[Code that draws figures]
- - - - -
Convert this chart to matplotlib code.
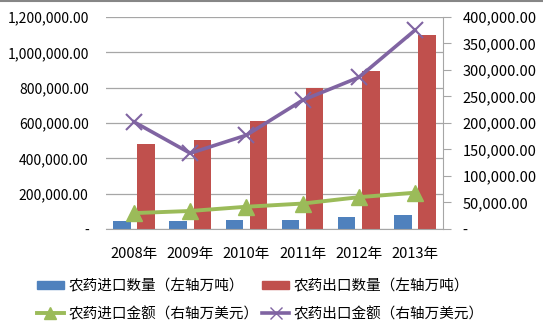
import matplotlib
matplotlib.use("Agg")
import matplotlib.pyplot as plt
import numpy as np
from matplotlib.patches import Patch
from matplotlib.lines import Line2D
from matplotlib.ticker import FuncFormatter, MultipleLocator

plt.rcParams['font.family'] = ['Noto Sans CJK SC', 'DejaVu Sans']

years = ["2008年", "2009年", "2010年", "2011年", "2012年", "2013年"]
import_qty = [45000, 45000, 52000, 51000, 68000, 77000]
export_qty = [483000, 504000, 611000, 796000, 896000, 1098000]
import_val = [30000, 34000, 42000, 48000, 60000, 68500]
export_val = [202000, 143000, 177000, 243000, 286000, 375000]
labels = ["农药进口数量（左轴万吨）", "农药出口数量（左轴万吨）",
          "农药进口金额（右轴万美元）", "农药出口金额（右轴万美元）"]

c_blue, c_red, c_green, c_purple = "#4F81BD", "#C0504D", "#9BBB59", "#8064A2"
grid_c = "#A6A6A6"

fig = plt.figure(figsize=(5.43, 3.23), dpi=100)
ax = fig.add_axes([106/543, 1-229/323, (443-106)/543, (229-17)/323])
x = np.arange(len(years))
w = 0.31
ax.bar(x - 0.215, import_qty, width=w, color=c_blue, zorder=2)
ax.bar(x + 0.215, export_qty, width=w, color=c_red, zorder=2)
ax.set_xlim(-0.5, len(years) - 0.5)
ax.set_ylim(0, 1200000)
ax.yaxis.set_major_locator(MultipleLocator(200000))
fmt = FuncFormatter(lambda v, p: "-" if abs(v) < 1e-6 else f"{v:,.2f}")
ax.yaxis.set_major_formatter(fmt)
ax.grid(axis='y', color=grid_c, linewidth=0.9, zorder=0)
ax.set_axisbelow(True)
for s in ['left', 'top', 'right']:
    ax.spines[s].set_visible(False)
ax.spines['bottom'].set_color(grid_c)
ax.set_xticks(x)
ax.set_xticklabels(years, fontsize=10.5)
ax.tick_params(axis='x', length=0, pad=13)
ax.tick_params(axis='y', length=0, labelsize=10, pad=12.5)

ax2 = ax.twinx()
ax2.plot(x, import_val, color=c_green, linewidth=2.8, marker='^', markersize=11, zorder=3)
ax2.plot(x, export_val, color=c_purple, linewidth=2.6, marker='x', markersize=11,
         markeredgewidth=1.5, zorder=3)
ax2.set_ylim(0, 400000)
ax2.yaxis.set_major_locator(MultipleLocator(50000))
ax2.yaxis.set_major_formatter(fmt)
for s in ['left', 'top', 'bottom']:
    ax2.spines[s].set_visible(False)
ax2.spines['right'].set_color(grid_c)
ax2.tick_params(axis='y', length=6, color=grid_c, labelsize=10.5, pad=8)

handles = [Patch(color=c_blue),
           Line2D([], [], color=c_green, linewidth=2.8, marker='^', markersize=8),
           Patch(color=c_red),
           Line2D([], [], color=c_purple, linewidth=2.6, marker='x', markersize=8)]
hl = [labels[0], labels[2], labels[1], labels[3]]
fig.legend(handles, hl, ncol=2, loc='center left', bbox_to_anchor=(37/543, 1-300/323),
           frameon=False, fontsize=10.5, handlelength=1.85, handleheight=0.55,
           columnspacing=0.25, handletextpad=0.3, labelspacing=0.94,
           borderpad=0, borderaxespad=0)

fig.add_artist(Line2D([0, 1], [1 - 0.6/323, 1 - 0.6/323], transform=fig.transFigure,
                      color="#868686", linewidth=1.5))
fig.savefig("out.png", dpi=100)
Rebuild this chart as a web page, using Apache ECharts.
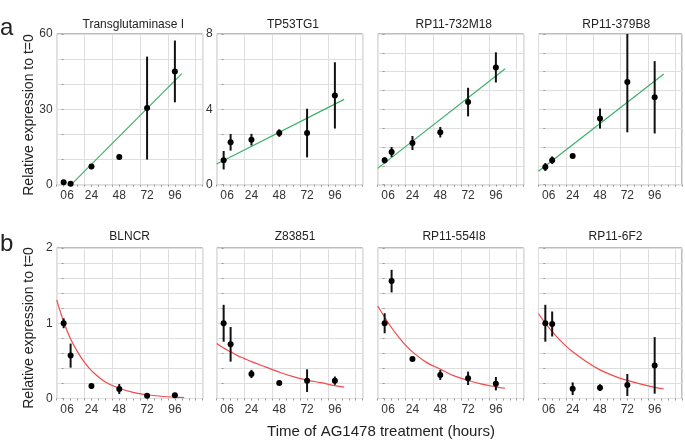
<!DOCTYPE html>
<html><head><meta charset="utf-8">
<script src="https://cdn.jsdelivr.net/npm/echarts@6/dist/echarts.min.js"></script>
<style>html,body{margin:0;padding:0;background:#fff}#c{width:685px;height:443px}</style>
</head><body><div id="c"></div>
<script>
// ---- data ----
const times = [0, 6, 24, 48, 72, 96];
const xTickLabels = [0, 6, 24, 48, 72, 96];
const panelNames = ['Transglutaminase I', 'TP53TG1', 'RP11-732M18', 'RP11-379B8', 'BLNCR', 'Z83851', 'RP11-554I8', 'RP11-6F2'];
const yMax = [60, 8, 6, 8, 2, 2, 2, 2];
const ySections = [6, 6, 8, 8, 10, 10, 10, 10];
const yTickLabels = [[0, 30, 60], [0, 4, 8], [], [], [0, 1, 2], [], [], []];

const meanTransglutaminase = [1.0, 0.4, 7.2, 11.0, 30.5, 45.1];
const errTransglutaminase = [0.4, 0.3, 1.0, 1.0, 20.5, 12.3];
const meanTP53TG1 = [1.30, 2.25, 2.39, 2.74, 2.74, 4.74];
const errTP53TG1 = [0.49, 0.44, 0.31, 0.20, 1.29, 1.76];
const meanRP11_732M18 = [0.97, 1.30, 1.66, 2.09, 3.29, 4.67];
const errRP11_732M18 = [0.12, 0.20, 0.28, 0.21, 0.57, 0.60];
const meanRP11_379B8 = [0.94, 1.30, 1.52, 3.52, 5.45, 4.64];
const errRP11_379B8 = [0.21, 0.20, 0.05, 0.53, 2.67, 1.92];

const meanBLNCR = [1.0, 0.57, 0.166, 0.126, 0.037, 0.042];
const errBLNCR = [0.066, 0.16, 0.037, 0.066, 0.033, 0.02];
const meanZ83851 = [1.0, 0.72, 0.326, 0.206, 0.237, 0.237];
const errZ83851 = [0.245, 0.23, 0.055, 0.01, 0.15, 0.055];
const meanRP11_554I8 = [1.0, 1.56, 0.525, 0.312, 0.268, 0.197];
const errRP11_554I8 = [0.133, 0.15, 0.02, 0.066, 0.089, 0.089];
const meanRP11_6F2 = [1.0, 0.99, 0.13, 0.144, 0.18, 0.44];
const errRP11_6F2 = [0.245, 0.166, 0.084, 0.044, 0.146, 0.376];

// fitted lines
const fitTransglutaminase = [[6.5, 0], [102, 44.2]];
const fitTP53TG1 = [[-6, 1.10], [104, 4.53]];
const fitRP11_732M18 = [[-6, 0.65], [104, 4.62]];
const fitRP11_379B8 = [[-6, 0.71], [104, 5.88]];
const fitTimes = [-6, 0, 6, 12, 18, 24, 36, 48, 60, 72, 84, 96, 104];
const fitBLNCR = [1.31, 1.02, 0.79, 0.62, 0.48, 0.37, 0.22, 0.136, 0.082, 0.050, 0.030, 0.018, 0.013];
const fitZ83851 = [0.73, 0.67, 0.62, 0.57, 0.53, 0.49, 0.42, 0.35, 0.29, 0.245, 0.21, 0.17, 0.15];
const fitRP11_554I8 = [1.23, 1.08, 0.94, 0.82, 0.71, 0.62, 0.48, 0.39, 0.30, 0.24, 0.19, 0.155, 0.136];
const fitRP11_6F2 = [1.13, 1.0, 0.89, 0.79, 0.70, 0.62, 0.49, 0.38, 0.30, 0.24, 0.19, 0.147, 0.126];

// ---- layout ----
const FONT = '"Liberation Sans", Arial, sans-serif';
const gridLefts = [56.7, 216.7, 377.7, 538.5];
const gridWidths = [146, 146, 146, 144];
const rowTops = [34, 248];
const rowHeights = [150.7, 150.5];
const titleCenters = [133.3, 293, 453.8, 616.2, 129.7, 295, 454, 615.5];
const titleYs = [25, 237];

const means = [meanTransglutaminase, meanTP53TG1, meanRP11_732M18, meanRP11_379B8, meanBLNCR, meanZ83851, meanRP11_554I8, meanRP11_6F2];
const errs = [errTransglutaminase, errTP53TG1, errRP11_732M18, errRP11_379B8, errBLNCR, errZ83851, errRP11_554I8, errRP11_6F2];
const fits = [
  fitTransglutaminase, fitTP53TG1, fitRP11_732M18, fitRP11_379B8,
  fitTimes.map((t, i) => [t, fitBLNCR[i]]),
  fitTimes.map((t, i) => [t, fitZ83851[i]]),
  fitTimes.map((t, i) => [t, fitRP11_554I8[i]]),
  fitTimes.map((t, i) => [t, fitRP11_6F2[i]])
];

function renderErr(params, api) {
  const x = api.value(0), lo = api.value(1), hi = api.value(2);
  const a = api.coord([x, lo]), b = api.coord([x, hi]);
  const cs = params.coordSys;
  const y1 = Math.max(Math.min(a[1], b[1]), cs.y);
  const y2 = Math.min(Math.max(a[1], b[1]), cs.y + cs.height);
  return { type: 'line', shape: { x1: a[0], y1: y1, x2: a[0], y2: y2 }, style: { stroke: '#111', lineWidth: 2 } };
}

const grids = [], xAxes = [], yAxes = [], series = [], graphics = [];
for (let p = 0; p < 8; p++) {
  const row = Math.floor(p / 4), col = p % 4;
  grids.push({ left: gridLefts[col], top: rowTops[row], width: gridWidths[col], height: rowHeights[row],
    show: true, borderColor: '#7a7a7a', borderWidth: 1, backgroundColor: 'transparent' });
  xAxes.push({
    gridIndex: p, type: 'value', min: -6, max: 120, interval: 6, position: 'bottom',
    axisLine: { show: false }, splitLine: { show: false },
    axisTick: { show: true, length: 2, lineStyle: { color: '#999' } },
    axisLabel: { margin: 5, fontSize: 12, fontFamily: FONT, color: '#333', hideOverlap: false,
      formatter: v => xTickLabels.indexOf(Math.round(v)) >= 0 && Math.abs(v - Math.round(v)) < 1e-6 ? String(Math.round(v)) : '' }
  });
  xAxes.push({
    gridIndex: p, type: 'value', min: 0, max: 126, interval: 24, position: 'top',
    axisLine: { show: false }, axisTick: { show: false }, axisLabel: { show: false },
    splitLine: { show: true, lineStyle: { color: '#dedede', width: 1 } }
  });
  const labs = yTickLabels[p];
  yAxes.push({
    gridIndex: p, type: 'value', min: 0, max: yMax[p], interval: yMax[p] / ySections[p],
    axisLine: { show: false },
    axisTick: { show: true, length: 2, lineStyle: { color: '#999' } },
    splitLine: { show: true, lineStyle: { color: '#dedede', width: 1 } },
    axisLabel: { show: labs.length > 0, margin: 4, fontSize: 12, fontFamily: FONT, color: '#333',
      formatter: v => { const m = labs.find(l => Math.abs(l - v) < 0.02); return m === undefined ? '' : String(m); } }
  });
  const lineColor = row === 0 ? '#3cb06a' : '#f24a4a';
  series.push({
    type: 'line', xAxisIndex: 2 * p, yAxisIndex: p, data: fits[p], showSymbol: false,
    smooth: row === 1 ? 0.4 : false, clip: true, z: 2, silent: true,
    lineStyle: { color: lineColor, width: 1.2 }
  });
  series.push({
    type: 'custom', xAxisIndex: 2 * p, yAxisIndex: p, z: 3, silent: true,
    data: times.map((t, i) => [t, means[p][i] - errs[p][i], means[p][i] + errs[p][i]]),
    encode: { x: 0, y: [1, 2] },
    renderItem: renderErr
  });
  series.push({
    type: 'scatter', xAxisIndex: 2 * p, yAxisIndex: p, z: 4, silent: true,
    data: times.map((t, i) => [t, means[p][i]]), symbolSize: 6,
    itemStyle: { color: '#000', opacity: 1 }
  });
  graphics.push({ type: 'text', x: titleCenters[p], y: titleYs[row],
    style: { text: panelNames[p], font: '12px ' + FONT, fill: '#222', align: 'center', verticalAlign: 'middle' } });
}
// y axis names
graphics.push({ type: 'text', x: 29, y: 115, rotation: Math.PI / 2,
  style: { text: 'Relative expression to t=0', font: '14px ' + FONT, fill: '#222', align: 'center', verticalAlign: 'middle' } });
graphics.push({ type: 'text', x: 29, y: 328, rotation: Math.PI / 2,
  style: { text: 'Relative expression to t=0', font: '14px ' + FONT, fill: '#222', align: 'center', verticalAlign: 'middle' } });
// x axis title
graphics.push({ type: 'text', x: 381, y: 432,
  style: { text: 'Time of AG1478 treatment (hours)', font: '15px ' + FONT, fill: '#222', align: 'center', verticalAlign: 'middle' } });
// panel letters
graphics.push({ type: 'text', x: 0, y: 16,
  style: { text: 'a', font: '24px ' + FONT, fill: '#222', align: 'left', verticalAlign: 'alphabetic' } });
graphics.push({ type: 'text', x: 0, y: 232,
  style: { text: 'b', font: '24px ' + FONT, fill: '#222', align: 'left', verticalAlign: 'alphabetic' } });

const chart = echarts.init(document.getElementById('c'), null, { renderer: 'canvas' });
chart.setOption({
  animation: false,
  backgroundColor: '#fff',
  grid: grids, xAxis: xAxes, yAxis: yAxes, series: series, graphic: graphics
});
</script></body></html>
- - - - -
The lines from the start of the entries above through the one containing "ax.tick_params(axis='y', length=0, labelsize=10, pad=12.5)" are to be retyped exactly, and no others. Pictures are left out.

Convert this chart to matplotlib code.
import matplotlib
matplotlib.use("Agg")
import matplotlib.pyplot as plt
import numpy as np
from matplotlib.patches import Patch
from matplotlib.lines import Line2D
from matplotlib.ticker import FuncFormatter, MultipleLocator

plt.rcParams['font.family'] = ['Noto Sans CJK SC', 'DejaVu Sans']

years = ["2008年", "2009年", "2010年", "2011年", "2012年", "2013年"]
import_qty = [45000, 45000, 52000, 51000, 68000, 77000]
export_qty = [483000, 504000, 611000, 796000, 896000, 1098000]
import_val = [30000, 34000, 42000, 48000, 60000, 68500]
export_val = [202000, 143000, 177000, 243000, 286000, 375000]
labels = ["农药进口数量（左轴万吨）", "农药出口数量（左轴万吨）",
          "农药进口金额（右轴万美元）", "农药出口金额（右轴万美元）"]

c_blue, c_red, c_green, c_purple = "#4F81BD", "#C0504D", "#9BBB59", "#8064A2"
grid_c = "#A6A6A6"

fig = plt.figure(figsize=(5.43, 3.23), dpi=100)
ax = fig.add_axes([106/543, 1-229/323, (443-106)/543, (229-17)/323])
x = np.arange(len(years))
w = 0.31
ax.bar(x - 0.215, import_qty, width=w, color=c_blue, zorder=2)
ax.bar(x + 0.215, export_qty, width=w, color=c_red, zorder=2)
ax.set_xlim(-0.5, len(years) - 0.5)
ax.set_ylim(0, 1200000)
ax.yaxis.set_major_locator(MultipleLocator(200000))
fmt = FuncFormatter(lambda v, p: "-" if abs(v) < 1e-6 else f"{v:,.2f}")
ax.yaxis.set_major_formatter(fmt)
ax.grid(axis='y', color=grid_c, linewidth=0.9, zorder=0)
ax.set_axisbelow(True)
for s in ['left', 'top', 'right']:
    ax.spines[s].set_visible(False)
ax.spines['bottom'].set_color(grid_c)
ax.set_xticks(x)
ax.set_xticklabels(years, fontsize=10.5)
ax.tick_params(axis='x', length=0, pad=13)
ax.tick_params(axis='y', length=0, labelsize=10, pad=12.5)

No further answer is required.